- [Set task] Extract the lines from the start through the line that holds "return (x - L) / PW", both included, omitting all images.

- [Provided material]
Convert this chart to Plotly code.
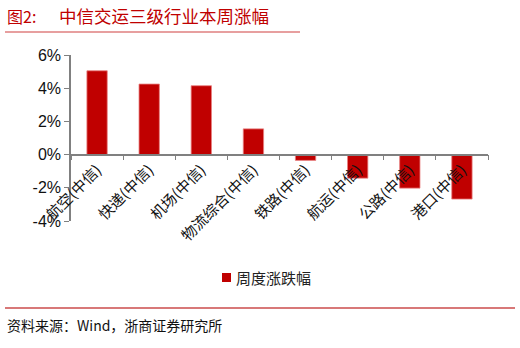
import plotly.graph_objects as go

categories = ["航空(中信)", "快递(中信)", "机场(中信)", "物流综合(中信)", "铁路(中信)", "航运(中信)", "公路(中信)", "港口(中信)"]
values = [5.05, 4.25, 4.15, 1.55, -0.35, -1.42, -2.02, -2.68]
series_name = "周度涨跌幅"
y_ticks = [-4, -2, 0, 2, 4, 6]

W, H = 520, 348
L, R, T, B = 71, 32, 55, 127
PW, PH = W - L - R, H - T - B

def px(x):
    return (x - L) / PW

def py(y):
    return (H - B - y) / PH

RED = "#C00000"
CJK = "Noto Sans CJK SC"

fig = go.Figure()
fig.add_trace(go.Bar(
    x=categories, y=values, name=series_name,
    marker=dict(color=RED, line=dict(color="#E88080", width=0.8)),
    width=0.39, showlegend=False,
))

fig.update_layout(
    width=W, height=H,
    margin=dict(l=L, r=R, t=T, b=B),
    paper_bgcolor="white", plot_bgcolor="white",
    xaxis=dict(
        anchor="free", position=0.4,
        showline=True, linecolor="#808080", linewidth=1.5,
        ticks="outside", tickson="boundaries", ticklen=5, tickcolor="#808080",
        tickangle=-45, tickfont=dict(family=CJK, size=15, color="#111"),
        showgrid=False, zeroline=False,
    ),
    yaxis=dict(
        range=[-4, 6], tickvals=y_ticks, ticktext=[f"{v}%" for v in y_ticks],
        showline=True, linecolor="#808080", linewidth=1.5,
        ticks="outside", ticklen=5, tickcolor="#808080",
        tickfont=dict(family="Liberation Sans, Arial", size=16, color="#111"),
        showgrid=False, zeroline=False,
    ),
    bargap=0.6,
)

# legend (manual)
fig.add_shape(type="rect", xref="paper", yref="paper", x0=px(222), x1=px(231), y0=py(273), y1=py(282),
              fillcolor=RED, line=dict(width=0))
fig.add_annotation(x=px(234), y=py(277), xref="paper", yref="paper", xanchor="left", yanchor="middle",
                   text=series_name, showarrow=False, font=dict(family=CJK, size=15, color="#222"))

fig.add_annotation(x=px(5), y=py(16), xref="paper", yref="paper", xanchor="left", yanchor="middle",
                   text="图2:", showarrow=False, font=dict(family=CJK, size=16, color=RED))
fig.add_annotation(x=px(57), y=py(16), xref="paper", yref="paper", xanchor="left", yanchor="middle",
                   text="中信交运三级行业本周涨幅", showarrow=False, font=dict(family=CJK, size=17.5, color=RED))
fig.add_shape(type="line", xref="paper", yref="paper", x0=px(5), x1=px(300), y0=py(32), y1=py(32),
              line=dict(color="#D04040", width=1.2))
fig.add_shape(type="line", xref="paper", yref="paper", x0=px(5), x1=px(515), y0=py(308), y1=py(308),
              line=dict(color="#D87878", width=2))
fig.add_annotation(x=px(5), y=py(325), xref="paper", yref="paper", xanchor="left", yanchor="middle",
                   text="资料来源：Wind，浙商证券研究所", showarrow=False,
                   font=dict(family=CJK, size=14, color="#111"))

fig.write_html("out.html")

- [The response]
Convert this chart to Plotly code.
import plotly.graph_objects as go

categories = ["航空(中信)", "快递(中信)", "机场(中信)", "物流综合(中信)", "铁路(中信)", "航运(中信)", "公路(中信)", "港口(中信)"]
values = [5.05, 4.25, 4.15, 1.55, -0.35, -1.42, -2.02, -2.68]
series_name = "周度涨跌幅"
y_ticks = [-4, -2, 0, 2, 4, 6]

W, H = 520, 348
L, R, T, B = 71, 32, 55, 127
PW, PH = W - L - R, H - T - B

def px(x):
    return (x - L) / PW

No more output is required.